Write out the material again word for word, dropping any images it holds.

☆ ☆ ☆ ☆ ☆

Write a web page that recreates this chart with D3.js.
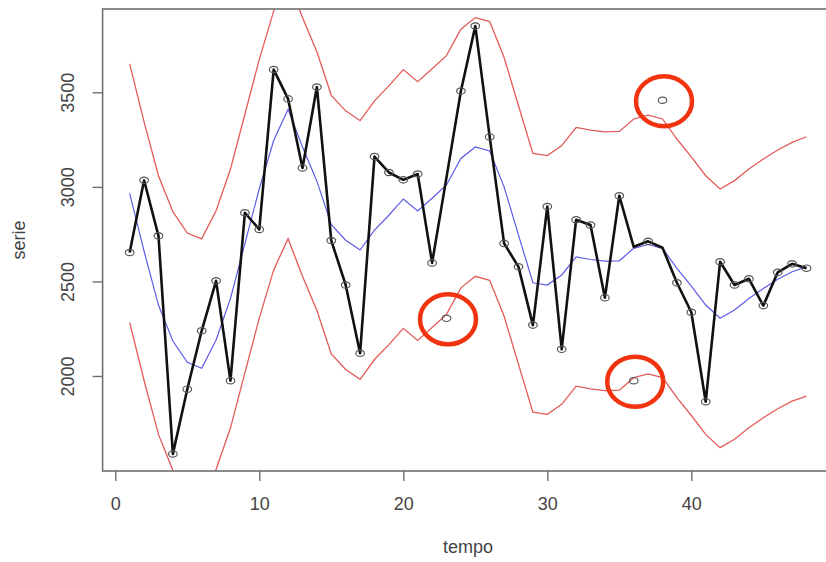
<!DOCTYPE html>
<html>
<head>
<meta charset="utf-8">
<script src="https://cdnjs.cloudflare.com/ajax/libs/d3/7.8.5/d3.min.js"></script>
<style>
  body { margin: 0; background: #fff; }
  svg { display: block; font-family: "Liberation Sans", Arial, sans-serif; }
</style>
</head>
<body>
<svg id="chart"></svg>
<script>
let width = 826
let height = 562

// serie observada (tempo 1..48)
let tempo = d3.range(1, 49)
let serie = [2653, 3035, 2741, 1588, 1930, 2239, 2503, 1975, 2863, 2775,
             3620, 3465, 3100, 3528, 2716, 2481, 2120, 3160, 3076, 3037,
             3068, 2598, 2305, 3507, 3850, 3264, 2701, 2577, 2269, 2896,
             2141, 2826, 2798, 2414, 2953, 1975, 2712, 3458, 2493, 2337,
             1864, 2604, 2481, 2514, 2372, 2548, 2593, 2570]

// pontos atipicos e valor usado na linha
let outTempo = [23, 36, 38]
let outLinha = [3050, 2683, 2678]

// media suavizada e limites
let suave = [2966, 2660, 2375, 2185, 2072, 2041, 2190, 2410, 2700, 2990,
             3245, 3410, 3211, 3030, 2800, 2718, 2666, 2771, 2850, 2936,
             2872, 2940, 3010, 3150, 3211, 3190, 3000, 2745, 2493, 2481,
             2534, 2630, 2616, 2607, 2609, 2675, 2695, 2675, 2569, 2475,
             2375, 2305, 2349, 2410, 2463, 2511, 2551, 2577]
let limSup = [3650, 3344, 3059, 2869, 2756, 2725, 2874, 3094, 3384, 3674,
              3929, 4094, 3895, 3714, 3484, 3402, 3350, 3455, 3534, 3620,
              3556, 3624, 3694, 3834, 3895, 3874, 3684, 3429, 3177, 3165,
              3218, 3314, 3300, 3291, 3293, 3359, 3379, 3359, 3253, 3159,
              3059, 2989, 3033, 3094, 3147, 3195, 3235, 3265]
let limInf = [2282, 1976, 1691, 1501, 1388, 1357, 1506, 1726, 2016, 2306,
              2561, 2726, 2527, 2346, 2116, 2034, 1982, 2087, 2166, 2252,
              2188, 2256, 2326, 2466, 2527, 2506, 2316, 2061, 1809, 1797,
              1850, 1946, 1932, 1923, 1925, 1991, 2011, 1991, 1885, 1791,
              1691, 1621, 1665, 1726, 1779, 1827, 1867, 1893]

let xTicks = [0, 10, 20, 30, 40]
let yTicks = [2000, 2500, 3000, 3500]

let plot = {left: 102.6, right: 833.6, top: 9, bottom: 471}

let svg = d3.select('#chart')
            .attr('width', width)
            .attr('height', height)

// dominio como no R: extensao de 4%
let xExt = d3.extent(tempo)
let yExt = d3.extent(serie)
let xPad = (xExt[1] - xExt[0]) * 0.04
let yPad = (yExt[1] - yExt[0]) * 0.04

let xScale = d3.scaleLinear()
               .domain([xExt[0] - xPad, xExt[1] + xPad])
               .range([plot.left, plot.right])
let yScale = d3.scaleLinear()
               .domain([yExt[0] - yPad, yExt[1] + yPad])
               .range([plot.bottom, plot.top])

svg.append('rect')
   .attr('width', width)
   .attr('height', height)
   .attr('fill', '#fff')

svg.append('clipPath')
   .attr('id', 'clip')
   .append('rect')
   .attr('x', plot.left)
   .attr('y', plot.top)
   .attr('width', plot.right - plot.left)
   .attr('height', plot.bottom - plot.top)

let g = svg.append('g').attr('clip-path', 'url(#clip)')

let line = (vals) => d3.line()
                       .x((d, i) => xScale(tempo[i]))
                       .y((d) => yScale(d))(vals)

g.append('path')
 .attr('d', line(limSup))
 .attr('fill', 'none')
 .attr('stroke', '#e35a5a')
 .attr('stroke-width', 1.3)

g.append('path')
 .attr('d', line(limInf))
 .attr('fill', 'none')
 .attr('stroke', '#e35a5a')
 .attr('stroke-width', 1.3)

g.append('path')
 .attr('d', line(suave))
 .attr('fill', 'none')
 .attr('stroke', '#5c5ce8')
 .attr('stroke-width', 1.2)

let linha = serie.map((v, i) => {
    let k = outTempo.indexOf(tempo[i])
    return k >= 0 ? outLinha[k] : v
})

g.append('path')
 .attr('d', line(linha))
 .attr('fill', 'none')
 .attr('stroke', '#111')
 .attr('stroke-width', 2.6)
 .attr('stroke-linejoin', 'round')

g.selectAll('.pt')
 .data(serie)
 .enter()
 .append('ellipse')
 .attr('class', 'pt')
 .attr('cx', (d, i) => xScale(tempo[i]))
 .attr('cy', (d) => yScale(d))
 .attr('rx', 4.3)
 .attr('ry', 3.2)
 .attr('fill', 'none')
 .attr('stroke', '#555')
 .attr('stroke-width', 1.2)

// box
svg.append('rect')
   .attr('x', plot.left)
   .attr('y', plot.top)
   .attr('width', plot.right - plot.left)
   .attr('height', plot.bottom - plot.top)
   .attr('fill', 'none')
   .attr('stroke', '#707070')
   .attr('stroke-width', 1.6)

let xAxis = d3.axisBottom(xScale)
              .tickValues(xTicks)
              .tickFormat(d3.format('d'))
              .tickSize(10)
              .tickPadding(16)
let yAxis = d3.axisLeft(yScale)
              .tickValues(yTicks)
              .tickFormat(d3.format('d'))
              .tickSize(10)

let gx = svg.append('g')
            .attr('transform', 'translate(0,' + plot.bottom + ')')
            .call(xAxis)
gx.select('.domain').remove()

let gy = svg.append('g')
            .attr('transform', 'translate(' + plot.left + ',0)')
            .call(yAxis)
gy.select('.domain').remove()
gy.selectAll('text')
  .attr('transform', 'rotate(-90)')
  .attr('x', 0)
  .attr('y', -29)
  .attr('dy', 0)
  .attr('text-anchor', 'middle')

svg.selectAll('.tick line')
   .attr('stroke', '#707070')
   .attr('stroke-width', 1.4)
svg.selectAll('.tick text')
   .attr('fill', '#444')
   .style('font-size', '18px')
   .style('font-family', '"Liberation Sans", Arial, sans-serif')

svg.append('text')
   .attr('x', (plot.left + plot.right) / 2)
   .attr('y', 553)
   .attr('text-anchor', 'middle')
   .attr('fill', '#444')
   .style('font-size', '18px')
   .text('tempo')

svg.append('text')
   .attr('transform', 'translate(25,240) rotate(-90)')
   .attr('text-anchor', 'middle')
   .attr('fill', '#444')
   .style('font-size', '18px')
   .text('serie')

// destaque dos atipicos
svg.selectAll('.destaque')
   .data(outTempo)
   .enter()
   .append('ellipse')
   .attr('class', 'destaque')
   .attr('cx', (d) => xScale(d) + 1.5)
   .attr('cy', (d) => yScale(serie[d - 1]) + 1)
   .attr('rx', 28)
   .attr('ry', 25)
   .attr('fill', 'none')
   .attr('stroke', '#f2330f')
   .attr('stroke-width', 4.5)
</script>
</body>
</html>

☆ ☆ ☆ ☆ ☆

## TASK ANSWER
Write a web page that recreates this chart with D3.js.
<!DOCTYPE html>
<html>
<head>
<meta charset="utf-8">
<script src="https://cdnjs.cloudflare.com/ajax/libs/d3/7.8.5/d3.min.js"></script>
<style>
  body { margin: 0; background: #fff; }
  svg { display: block; font-family: "Liberation Sans", Arial, sans-serif; }
</style>
</head>
<body>
<svg id="chart"></svg>
<script>
let width = 826
let height = 562

// serie observada (tempo 1..48)
let tempo = d3.range(1, 49)
let serie = [2653, 3035, 2741, 1588, 1930, 2239, 2503, 1975, 2863, 2775,
             3620, 3465, 3100, 3528, 2716, 2481, 2120, 3160, 3076, 3037,
             3068, 2598, 2305, 3507, 3850, 3264, 2701, 2577, 2269, 2896,
             2141, 2826, 2798, 2414, 2953, 1975, 2712, 3458, 2493, 2337,
             1864, 2604, 2481, 2514, 2372, 2548, 2593, 2570]

// pontos atipicos e valor usado na linha
let outTempo = [23, 36, 38]
let outLinha = [3050, 2683, 2678]

// media suavizada e limites
let suave = [2966, 2660, 2375, 2185, 2072, 2041, 2190, 2410, 2700, 2990,
             3245, 3410, 3211, 3030, 2800, 2718, 2666, 2771, 2850, 2936,
             2872, 2940, 3010, 3150, 3211, 3190, 3000, 2745, 2493, 2481,
             2534, 2630, 2616, 2607, 2609, 2675, 2695, 2675, 2569, 2475,
             2375, 2305, 2349, 2410, 2463, 2511, 2551, 2577]
let limSup = [3650, 3344, 3059, 2869, 2756, 2725, 2874, 3094, 3384, 3674,
              3929, 4094, 3895, 3714, 3484, 3402, 3350, 3455, 3534, 3620,
              3556, 3624, 3694, 3834, 3895, 3874, 3684, 3429, 3177, 3165,
              3218, 3314, 3300, 3291, 3293, 3359, 3379, 3359, 3253, 3159,
              3059, 2989, 3033, 3094, 3147, 3195, 3235, 3265]
let limInf = [2282, 1976, 1691, 1501, 1388, 1357, 1506, 1726, 2016, 2306,
              2561, 2726, 2527, 2346, 2116, 2034, 1982, 2087, 2166, 2252,
              2188, 2256, 2326, 2466, 2527, 2506, 2316, 2061, 1809, 1797,
              1850, 1946, 1932, 1923, 1925, 1991, 2011, 1991, 1885, 1791,
              1691, 1621, 1665, 1726, 1779, 1827, 1867, 1893]

let xTicks = [0, 10, 20, 30, 40]
let yTicks = [2000, 2500, 3000, 3500]

let plot = {left: 102.6, right: 833.6, top: 9, bottom: 471}

let svg = d3.select('#chart')
            .attr('width', width)
            .attr('height', height)

// dominio como no R: extensao de 4%
let xExt = d3.extent(tempo)
let yExt = d3.extent(serie)
let xPad = (xExt[1] - xExt[0]) * 0.04
let yPad = (yExt[1] - yExt[0]) * 0.04

let xScale = d3.scaleLinear()
               .domain([xExt[0] - xPad, xExt[1] + xPad])
               .range([plot.left, plot.right])
let yScale = d3.scaleLinear()
               .domain([yExt[0] - yPad, yExt[1] + yPad])
               .range([plot.bottom, plot.top])

svg.append('rect')
   .attr('width', width)
   .attr('height', height)
   .attr('fill', '#fff')

svg.append('clipPath')
   .attr('id', 'clip')
   .append('rect')
   .attr('x', plot.left)
   .attr('y', plot.top)
   .attr('width', plot.right - plot.left)
   .attr('height', plot.bottom - plot.top)

let g = svg.append('g').attr('clip-path', 'url(#clip)')

let line = (vals) => d3.line()
                       .x((d, i) => xScale(tempo[i]))
                       .y((d) => yScale(d))(vals)

g.append('path')
 .attr('d', line(limSup))
 .attr('fill', 'none')
 .attr('stroke', '#e35a5a')
 .attr('stroke-width', 1.3)

g.append('path')
 .attr('d', line(limInf))
 .attr('fill', 'none')
 .attr('stroke', '#e35a5a')
 .attr('stroke-width', 1.3)

g.append('path')
 .attr('d', line(suave))
 .attr('fill', 'none')
 .attr('stroke', '#5c5ce8')
 .attr('stroke-width', 1.2)

let linha = serie.map((v, i) => {
    let k = outTempo.indexOf(tempo[i])
    return k >= 0 ? outLinha[k] : v
})

g.append('path')
 .attr('d', line(linha))
 .attr('fill', 'none')
 .attr('stroke', '#111')
 .attr('stroke-width', 2.6)
 .attr('stroke-linejoin', 'round')

g.selectAll('.pt')
 .data(serie)
 .enter()
 .append('ellipse')
 .attr('class', 'pt')
 .attr('cx', (d, i) => xScale(tempo[i]))
 .attr('cy', (d) => yScale(d))
 .attr('rx', 4.3)
 .attr('ry', 3.2)
 .attr('fill', 'none')
 .attr('stroke', '#555')
 .attr('stroke-width', 1.2)

// box
svg.append('rect')
   .attr('x', plot.left)
   .attr('y', plot.top)
   .attr('width', plot.right - plot.left)
   .attr('height', plot.bottom - plot.top)
   .attr('fill', 'none')
   .attr('stroke', '#707070')
   .attr('stroke-width', 1.6)

let xAxis = d3.axisBottom(xScale)
              .tickValues(xTicks)
              .tickFormat(d3.format('d'))
              .tickSize(10)
              .tickPadding(16)
let yAxis = d3.axisLeft(yScale)
              .tickValues(yTicks)
              .tickFormat(d3.format('d'))
              .tickSize(10)

let gx = svg.append('g')
            .attr('transform', 'translate(0,' + plot.bottom + ')')
            .call(xAxis)
gx.select('.domain').remove()

let gy = svg.append('g')
            .attr('transform', 'translate(' + plot.left + ',0)')
            .call(yAxis)
gy.select('.domain').remove()
gy.selectAll('text')
  .attr('transform', 'rotate(-90)')
  .attr('x', 0)
  .attr('y', -29)
  .attr('dy', 0)
  .attr('text-anchor', 'middle')

svg.selectAll('.tick line')
   .attr('stroke', '#707070')
   .attr('stroke-width', 1.4)
svg.selectAll('.tick text')
   .attr('fill', '#444')
   .style('font-size', '18px')
   .style('font-family', '"Liberation Sans", Arial, sans-serif')

svg.append('text')
   .attr('x', (plot.left + plot.right) / 2)
   .attr('y', 553)
   .attr('text-anchor', 'middle')
   .attr('fill', '#444')
   .style('font-size', '18px')
   .text('tempo')

svg.append('text')
   .attr('transform', 'translate(25,240) rotate(-90)')
   .attr('text-anchor', 'middle')
   .attr('fill', '#444')
   .style('font-size', '18px')
   .text('serie')

// destaque dos atipicos
svg.selectAll('.destaque')
   .data(outTempo)
   .enter()
   .append('ellipse')
   .attr('class', 'destaque')
   .attr('cx', (d) => xScale(d) + 1.5)
   .attr('cy', (d) => yScale(serie[d - 1]) + 1)
   .attr('rx', 28)
   .attr('ry', 25)
   .attr('fill', 'none')
   .attr('stroke', '#f2330f')
   .attr('stroke-width', 4.5)
</script>
</body>
</html>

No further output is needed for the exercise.